━━ SOURCE DATA

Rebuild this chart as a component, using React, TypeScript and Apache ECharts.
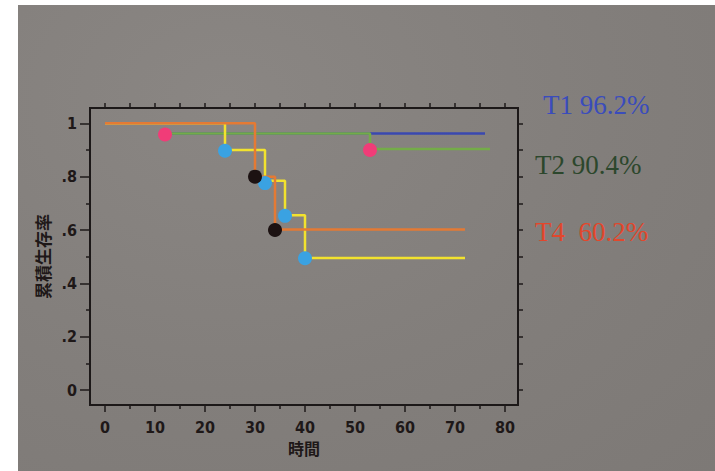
import React, { useEffect, useRef } from "react";
import * as echarts from "echarts";

// ---- axis ticks ----
const xTicks = [0, 10, 20, 30, 40, 50, 60, 70, 80];
const xMinorTicks = [5, 15, 25, 35, 45, 55, 65, 75];
const xTopTicks = [0, 5, 10, 15, 20, 25, 30, 35, 40, 45, 50, 55, 60, 65, 70, 75, 80];
const yTicks = [0, 0.2, 0.4, 0.6, 0.8, 1];
const yTickLabels = ["0", ".2", ".4", ".6", ".8", "1"];
const yMinorTicks = [0.1, 0.3, 0.5, 0.7, 0.9];
const yRightTicks = [0, 0.1, 0.2, 0.3, 0.4, 0.5, 0.6, 0.7, 0.8, 0.9, 1];

// ---- survival step curves [time, cumulative survival] ----
const t1Line = [[12, 0.962], [76, 0.962]];
const t2Line = [[12, 0.962], [53, 0.904], [77, 0.904]];
const t3Line = [[0, 1], [24, 0.9], [32, 0.785], [36, 0.655], [40, 0.495], [72, 0.495]];
const t4Line = [[0, 1], [30, 0.8], [34, 0.602], [72, 0.602]];

// ---- event markers ----
const pinkDots = [[12, 0.958], [53, 0.9]];
const blueDots = [[24, 0.897], [32, 0.776], [36, 0.653], [40, 0.494]];
const blackDots = [[30, 0.8], [34, 0.6]];

// ---- annotation texts ----
const annoTexts = ["T1 96.2%", "T2 90.4%", "T4  60.2%"];
const annoColors = ["#3a4cbc", "#2c472c", "#e2472c"];

const narrow = '"Liberation Sans Narrow", "DejaVu Sans Condensed", "Roboto Condensed", "Liberation Sans", sans-serif';
const cjk = '"Noto Sans CJK JP", "Noto Sans CJK SC", sans-serif';

export default function App() {
  const ref = useRef<HTMLDivElement>(null);
  useEffect(() => {
    if (!ref.current) return;
    const chart = echarts.init(ref.current, null, { renderer: "svg" });
    const X_MIN = -3, X_MAX = 82.6, Y_MIN = -0.0562, Y_MAX = 1.0575;
    const tickCol = "#1e1a1a";
    const mkX = (pos: string, vals: number[], len: number, label: boolean, extra: any = {}) => ({
      type: "value",
      position: pos,
      min: X_MIN,
      max: X_MAX,
      axisLine: { show: false, onZero: false },
      splitLine: { show: false },
      axisTick: { show: true, inside: false, length: len, customValues: vals, lineStyle: { color: tickCol, width: 1.5 } },
      axisLabel: label
        ? { show: true, customValues: vals, margin: 14, fontFamily: narrow, fontWeight: "bold", fontSize: 16, color: "#1e1818" }
        : { show: false },
      ...extra,
    });
    const mkY = (pos: string, vals: number[], len: number, label: boolean, extra: any = {}) => ({
      type: "value",
      position: pos,
      min: Y_MIN,
      max: Y_MAX,
      axisLine: { show: false, onZero: false },
      splitLine: { show: false },
      axisTick: { show: true, inside: false, length: len, customValues: vals, lineStyle: { color: tickCol, width: 1.5 } },
      axisLabel: label
        ? {
            show: true,
            customValues: vals,
            margin: 13,
            fontFamily: narrow,
            fontWeight: "bold",
            fontSize: 16,
            color: "#1e1818",
            formatter: (v: number) => {
              let best = 0;
              yTicks.forEach((t, i) => {
                if (Math.abs(t - v) < Math.abs(yTicks[best] - v)) best = i;
              });
              return yTickLabels[best];
            },
          }
        : { show: false },
      ...extra,
    });
    const lineSeries = (data: number[][], color: string) => ({
      type: "line",
      step: "end",
      data,
      xAxisIndex: 0,
      yAxisIndex: 0,
      symbol: "none",
      lineStyle: { color, width: 2.5 },
      silent: true,
    });
    const dotSeries = (data: number[][], color: string) => ({
      type: "scatter",
      data,
      xAxisIndex: 0,
      yAxisIndex: 0,
      symbol: "circle",
      symbolSize: 14,
      itemStyle: { color, opacity: 1 },
      z: 5,
      silent: true,
    });
    const annoY = [105, 165, 232];
    const annoX = [543, 535, 535];
    chart.setOption({
      animation: false,
      backgroundColor: "transparent",
      grid: {
        left: 90,
        right: 197,
        top: 108,
        bottom: 66,
        show: true,
        borderColor: "#1c1818",
        borderWidth: 2,
        backgroundColor: "transparent",
      },
      xAxis: [
        mkX("bottom", xTicks, 7, true, {
          name: "時間",
          nameLocation: "middle",
          nameGap: 34,
          nameTextStyle: { fontFamily: cjk, fontWeight: "bold", fontSize: 16, color: "#1e1818" },
        }),
        mkX("bottom", xMinorTicks, 4, false),
        mkX("top", xTopTicks, 5, false),
      ],
      yAxis: [
        mkY("left", yTicks, 10, true, {
          name: "累積生存率",
          nameLocation: "middle",
          nameRotate: 90,
          nameGap: 35,
          nameTextStyle: { fontFamily: cjk, fontWeight: "bold", fontSize: 17, color: "#1e1818" },
        }),
        mkY("left", yMinorTicks, 4, false),
        mkY("right", yRightTicks, 5, false),
      ],
      series: [
        lineSeries(t1Line, "#3a48b0"),
        lineSeries(t2Line, "#74ac48"),
        lineSeries(t3Line, "#f2e22e"),
        lineSeries(t4Line, "#e47a34"),
        dotSeries(pinkDots, "#f03c78"),
        dotSeries(blueDots, "#3aa2e2"),
        dotSeries(blackDots, "#1c1212"),
      ],
      graphic: annoTexts.map((t, i) => ({
        type: "text",
        x: annoX[i],
        y: annoY[i],
        style: {
          text: t,
          fill: annoColors[i],
          fontFamily: '"Liberation Serif", "DejaVu Serif", serif',
          fontSize: 27,
          verticalAlign: "middle",
        },
      })),
    });
    return () => chart.dispose();
  }, []);
  return (
    <div style={{ position: "fixed", left: 0, top: 0, width: 715, height: 471, background: "#ffffff", overflow: "hidden" }}>
      <div
        style={{
          position: "absolute",
          left: 18,
          top: 5,
          right: 0,
          bottom: 0,
          background: "radial-gradient(ellipse at 30% 20%, #8a8683 0%, #827e7b 55%, #7d7976 100%)",
        }}
      />
      <div ref={ref} style={{ position: "absolute", left: 0, top: 0, width: 715, height: 471 }} />
    </div>
  );
}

━━━━

Quote everything in the listing above exactly; pictures are the only thing to omit.

Rebuild this chart as a component, using React, TypeScript and Apache ECharts.
import React, { useEffect, useRef } from "react";
import * as echarts from "echarts";

// ---- axis ticks ----
const xTicks = [0, 10, 20, 30, 40, 50, 60, 70, 80];
const xMinorTicks = [5, 15, 25, 35, 45, 55, 65, 75];
const xTopTicks = [0, 5, 10, 15, 20, 25, 30, 35, 40, 45, 50, 55, 60, 65, 70, 75, 80];
const yTicks = [0, 0.2, 0.4, 0.6, 0.8, 1];
const yTickLabels = ["0", ".2", ".4", ".6", ".8", "1"];
const yMinorTicks = [0.1, 0.3, 0.5, 0.7, 0.9];
const yRightTicks = [0, 0.1, 0.2, 0.3, 0.4, 0.5, 0.6, 0.7, 0.8, 0.9, 1];

// ---- survival step curves [time, cumulative survival] ----
const t1Line = [[12, 0.962], [76, 0.962]];
const t2Line = [[12, 0.962], [53, 0.904], [77, 0.904]];
const t3Line = [[0, 1], [24, 0.9], [32, 0.785], [36, 0.655], [40, 0.495], [72, 0.495]];
const t4Line = [[0, 1], [30, 0.8], [34, 0.602], [72, 0.602]];

// ---- event markers ----
const pinkDots = [[12, 0.958], [53, 0.9]];
const blueDots = [[24, 0.897], [32, 0.776], [36, 0.653], [40, 0.494]];
const blackDots = [[30, 0.8], [34, 0.6]];

// ---- annotation texts ----
const annoTexts = ["T1 96.2%", "T2 90.4%", "T4  60.2%"];
const annoColors = ["#3a4cbc", "#2c472c", "#e2472c"];

const narrow = '"Liberation Sans Narrow", "DejaVu Sans Condensed", "Roboto Condensed", "Liberation Sans", sans-serif';
const cjk = '"Noto Sans CJK JP", "Noto Sans CJK SC", sans-serif';

export default function App() {
  const ref = useRef<HTMLDivElement>(null);
  useEffect(() => {
    if (!ref.current) return;
    const chart = echarts.init(ref.current, null, { renderer: "svg" });
    const X_MIN = -3, X_MAX = 82.6, Y_MIN = -0.0562, Y_MAX = 1.0575;
    const tickCol = "#1e1a1a";
    const mkX = (pos: string, vals: number[], len: number, label: boolean, extra: any = {}) => ({
      type: "value",
      position: pos,
      min: X_MIN,
      max: X_MAX,
      axisLine: { show: false, onZero: false },
      splitLine: { show: false },
      axisTick: { show: true, inside: false, length: len, customValues: vals, lineStyle: { color: tickCol, width: 1.5 } },
      axisLabel: label
        ? { show: true, customValues: vals, margin: 14, fontFamily: narrow, fontWeight: "bold", fontSize: 16, color: "#1e1818" }
        : { show: false },
      ...extra,
    });
    const mkY = (pos: string, vals: number[], len: number, label: boolean, extra: any = {}) => ({
      type: "value",
      position: pos,
      min: Y_MIN,
      max: Y_MAX,
      axisLine: { show: false, onZero: false },
      splitLine: { show: false },
      axisTick: { show: true, inside: false, length: len, customValues: vals, lineStyle: { color: tickCol, width: 1.5 } },
      axisLabel: label
        ? {
            show: true,
            customValues: vals,
            margin: 13,
            fontFamily: narrow,
            fontWeight: "bold",
            fontSize: 16,
            color: "#1e1818",
            formatter: (v: number) => {
              let best = 0;
              yTicks.forEach((t, i) => {
                if (Math.abs(t - v) < Math.abs(yTicks[best] - v)) best = i;
              });
              return yTickLabels[best];
            },
          }
        : { show: false },
      ...extra,
    });
    const lineSeries = (data: number[][], color: string) => ({
      type: "line",
      step: "end",
      data,
      xAxisIndex: 0,
      yAxisIndex: 0,
      symbol: "none",
      lineStyle: { color, width: 2.5 },
      silent: true,
    });
    const dotSeries = (data: number[][], color: string) => ({
      type: "scatter",
      data,
      xAxisIndex: 0,
      yAxisIndex: 0,
      symbol: "circle",
      symbolSize: 14,
      itemStyle: { color, opacity: 1 },
      z: 5,
      silent: true,
    });
    const annoY = [105, 165, 232];
    const annoX = [543, 535, 535];
    chart.setOption({
      animation: false,
      backgroundColor: "transparent",
      grid: {
        left: 90,
        right: 197,
        top: 108,
        bottom: 66,
        show: true,
        borderColor: "#1c1818",
        borderWidth: 2,
        backgroundColor: "transparent",
      },
      xAxis: [
        mkX("bottom", xTicks, 7, true, {
          name: "時間",
          nameLocation: "middle",
          nameGap: 34,
          nameTextStyle: { fontFamily: cjk, fontWeight: "bold", fontSize: 16, color: "#1e1818" },
        }),
        mkX("bottom", xMinorTicks, 4, false),
        mkX("top", xTopTicks, 5, false),
      ],
      yAxis: [
        mkY("left", yTicks, 10, true, {
          name: "累積生存率",
          nameLocation: "middle",
          nameRotate: 90,
          nameGap: 35,
          nameTextStyle: { fontFamily: cjk, fontWeight: "bold", fontSize: 17, color: "#1e1818" },
        }),
        mkY("left", yMinorTicks, 4, false),
        mkY("right", yRightTicks, 5, false),
      ],
      series: [
        lineSeries(t1Line, "#3a48b0"),
        lineSeries(t2Line, "#74ac48"),
        lineSeries(t3Line, "#f2e22e"),
        lineSeries(t4Line, "#e47a34"),
        dotSeries(pinkDots, "#f03c78"),
        dotSeries(blueDots, "#3aa2e2"),
        dotSeries(blackDots, "#1c1212"),
      ],
      graphic: annoTexts.map((t, i) => ({
        type: "text",
        x: annoX[i],
        y: annoY[i],
        style: {
          text: t,
          fill: annoColors[i],
          fontFamily: '"Liberation Serif", "DejaVu Serif", serif',
          fontSize: 27,
          verticalAlign: "middle",
        },
      })),
    });
    return () => chart.dispose();
  }, []);
  return (
    <div style={{ position: "fixed", left: 0, top: 0, width: 715, height: 471, background: "#ffffff", overflow: "hidden" }}>
      <div
        style={{
          position: "absolute",
          left: 18,
          top: 5,
          right: 0,
          bottom: 0,
          background: "radial-gradient(ellipse at 30% 20%, #8a8683 0%, #827e7b 55%, #7d7976 100%)",
        }}
      />
      <div ref={ref} style={{ position: "absolute", left: 0, top: 0, width: 715, height: 471 }} />
    </div>
  );
}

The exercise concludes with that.